5. Public Provident Fund: Since PPF has a long tenure of 15 years, the impact of compounding of tax-free
interest is huge, especially in the later years. Further, since the interest earned and the principal invested is
backed by sovereign guarantee, it makes it a safe investment.
Different types of Investment Avenue
6. Bank Fixed Deposit: A bank fixed deposit is considered a comparatively safer (than equity or mutual funds)
choice for investing in India.
7. Senior Citizen Saving Scheme: Probably the first choice of most retirees, the Senior Citizens' Saving Scheme is a
must-have in their investment portfolios. As the name suggests, only senior citizens or early retirees can
invest in this scheme. SCSS can be availed from a post office or a bank by anyone above 60. SCSS has a
five-year tenure, which can be further extended by three years once the scheme matures.
8. Pradhan Mantri Vaya Vandana Yojana (PMVVY): PMVVY is for senior citizens aged 60 years and above to
provide them an assured return of 7.4 per cent per annum. The scheme offers pension income payable
monthly, quarterly, half-yearly or yearly as opted. The minimum pension amount is Rs 1,000 per month and
maximum Rs 9,250 per month. The maximum amount that can be invested in the scheme Rs 15 lakh. The
tenure of the scheme is 10 years.
9. Real Estate: Investments in real estate deliver returns in two ways - capital appreciation and rentals.
However, unlike other asset classes, real estate is highly illiquid. The house that you live in is for
self-consumption and should never be considered as an investment. If you do not intend to live in it, the
second property you buy can be your investment.
The location of the property is the single most important factor that will determine the value of your
property and also the rental that it can earn.
10. Gold: possessing gold in the form of jewelry has its own concerns such as safety and high cost.
Factors Influencing selection of Investment Alternative
1. Investment Objective – A wide choice of investments is available today, but these
can be categorised broadly according to three fundamental characteristics i.e Safety,
income and growth.
2. Time Horizon – One of the most important factors is how long their money will remain
invested.
3. Risk Tolerance – Refers to how comfortable an investor would be if the value of his
investment declines significantly.
4. Income and Net Worth – Purchasing equity investment such as stock often requires
higher capital, while an investor can purchase mutual funds with a lesser capital.
5. Life Cycle Stages – Age of an investor and the financial planning is co-related.
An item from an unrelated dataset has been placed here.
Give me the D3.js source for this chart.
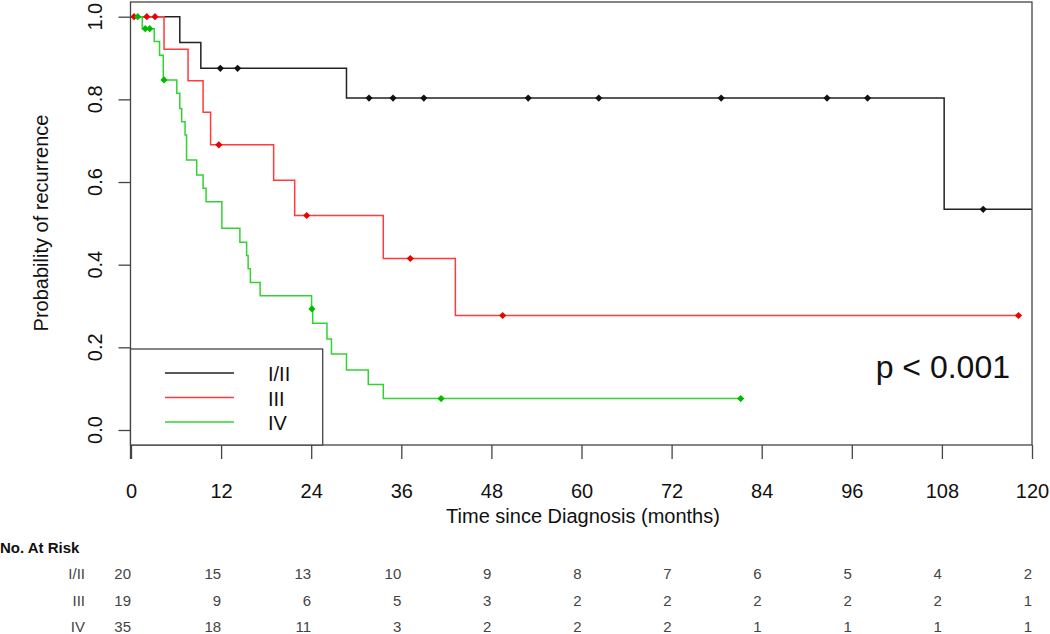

A
younger investor would prefer to invest in high risk return investment and opposite
with a elder person.
6. Market Sentiments: - The investors are influenced by market sentiments.
7. Past Experience – Investors personality play an important role in investment choices.
8. Investment Knowledge – Understanding the risks involved and potential investment
outcomes helps them to decide whether equity shares, bonds or other investments
suits their portfolio.
CAPITAL MARKET
Capital market is a market for long term debt and equity shares. In this market , the capital funds
comprising of equity and debt are issued and traded. Capital market is an important constituent of the
financial system.
PRIMARY MARKET:
The primary market is where new securities are issued and sold for the first time. Companies,
governments, or other entities raise capital by selling new stocks, bonds, or other financial instruments
directly to investors
Purpose: It provides a platform for issuers to raise funds for various purposes, such as expanding
operations, funding projects, or paying off debt.
SECONDARY MARKET:
The secondary market is where previously issued securities are bought and sold among investors. This
market provides liquidity and the ability to buy and sell securities after the initial issuance.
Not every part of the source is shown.